Since 1990, 70 people have been lynched in Pakistan for alleged blasphemy charges, while another 40 have died or are serving a life sentence on blasphemy charges.
Among the victims, there are also members of religious minorities, as happened in a recent case: in Muslim town, in the district of Gujranwala, a young Christian, Farhan Aziz, 26, was accused of blasphemy against the Prophet Muhammad and was arrested on August 2. Soon after, members of the «Tehreek-e-Labaik Pakistan» party surrounded the only street in the city where Christians live, threatening an attack and forcing the faithful to flee.
Another recent case caused an uproar: in Lahore, an artist of Sindh, Qutub Rind, who arrived in Punjab for an art exhibition, was killed after false accusations of blasphemy, following a quarrel with the owner of the apartment where he was staying. The man and some accomplices beat him, fractured his limbs and pushed him down from the third floor of a building. Upon the arrival of the police, they invoked, in an apparently instrumental way, the blasphemy law.

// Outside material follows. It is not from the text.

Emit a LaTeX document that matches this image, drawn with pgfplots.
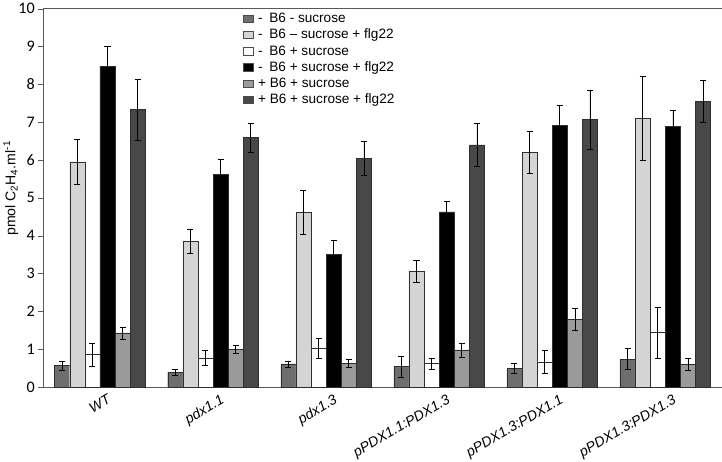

The Special Committee of the Pakistan Senate for Human Rights in 2017 recommended that authors of false accusations of blasphemy are to be given the same punishment imposed on those who commit blasphemy. Now one will see how the new government of Imran Khan, winner of the recent general elections and the 19th Prime Minister of Pakistan, will take action: organizations of religious minorities and civil society ask that they commit themselves to passing the amendments to the blasphemy law, preventing ‘abuse for personal reasons.